CHMA
- Sackville, New Brunswick; Canada;
- Frequency: 106.9 MHz
- Branding: Voice of the Marshes

Programming
- Format: Campus radio

Ownership
- Owner: Attic Broadcasting Co. Ltd.

History
- First air date: 1974
- Call sign meaning: Mount Allison

Technical information
- Class: LP
- ERP: 50 watts
- HAAT: 51 metres (167 ft)

Links
- Website: www.chmafm.com

= CHMA-FM =

Radio station in Sackville, New Brunswick

CHMA is a radio station broadcasting at 106.9 MHz in Sackville, New Brunswick, Canada. It is a campus/community station functioning as the campus radio station of Mount Allison University and the community radio station of Sackville, New Brunswick.

==History==
On April 10, 1975, Attic Broadcasting Co. Ltd. (Mount Allison U.) received approval to operate a new AM radio station on 670 kHz at Sackville, New Brunswick. On August 12, 1985, Attic Broadcasting received approval from the Canadian Radio-television and Telecommunications Commission (CRTC) to convert CHMA from the AM band to the FM band on 106.9 MHz. The station has been broadcasting in the community of Sackville on this 106.9 FM band since, with a variety of live and syndicated programming airing non-stop.

== About ==
Attic Broadcasting, which is the administrative body in charge of CHMA, is funded by the students at Mount Allison University through student levy and by local community members through monthly or yearly donations. The programmers and board of directors consist of volunteers from the university and surrounding community. Day-to-day organizational and administrative operations are supervised by a permanent executive director, station manager, and programming director. In addition, CHMA has many volunteers consisting of university students and local community members who have live radio shows, podcasts, or are day-to-day hosts.
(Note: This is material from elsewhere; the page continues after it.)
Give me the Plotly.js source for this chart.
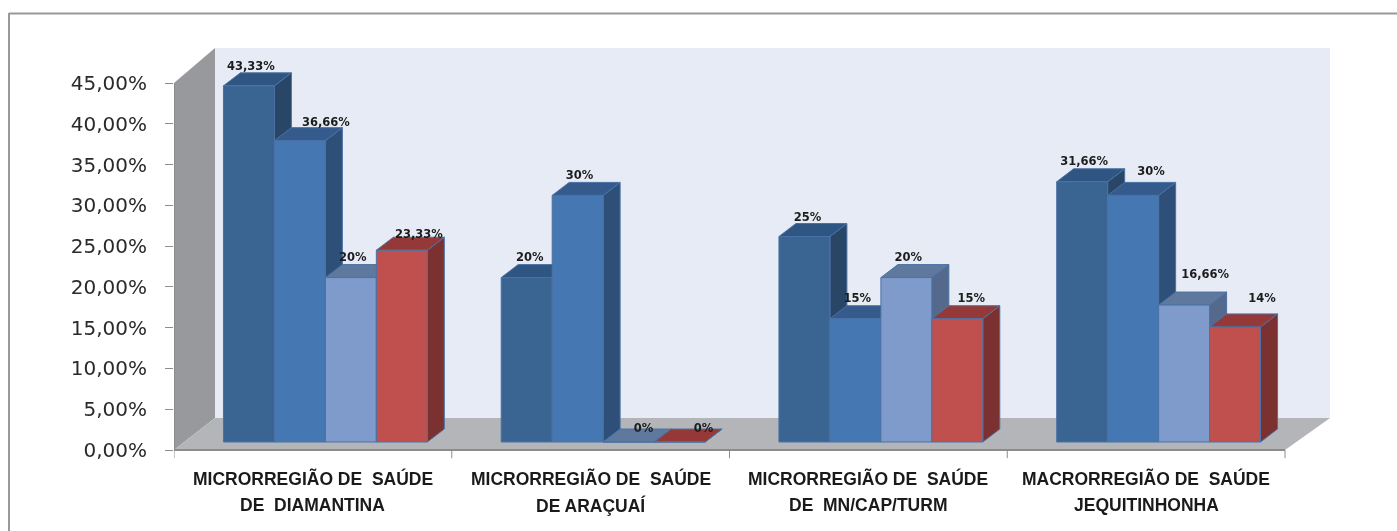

CHMA also has an in-house radio news team which produces content for the station. These local journalists, who are funded through grants, produce news segments and briefs for the radio, in addition to website stories. The station had a Tantramar Report, airing for around five years, being one of the only local news sources in the region, before being re-configured in 2025.

Some notable past programmers include CBC broadcasters Ian Hanomansing and Khalil Akhtar, as well as indie musicians Julie Doiron and Shotgun Jimmie. CHMA airs the popular syndicated programme, Democracy Now! every weekday.

== Charts ==
CHMA maintains a Top 30 music chart.

== Stereophonic Music Festival ==
CHMA-FM once was the primary organizer of an annual music festival called Stereophonic. There has not been another instance of the festival since the COVID-19 pandemic. The festival was dedicated to promoting local talent and volunteerism on all levels. Notable past performers include: Shotgun & Jaybird, Shotgun Jimmie, Frederick Squire, Al Tuck, Julie Doiron, Two Hours Traffic, Wintersleep, Plants and Animals, Woodhands, Baby Eagle, Rock Plaza Central, Tom Fun Orchestra, Jon-Rae Fletcher, Old Man Luedecke, Windom Earle, Ninja High School and many others.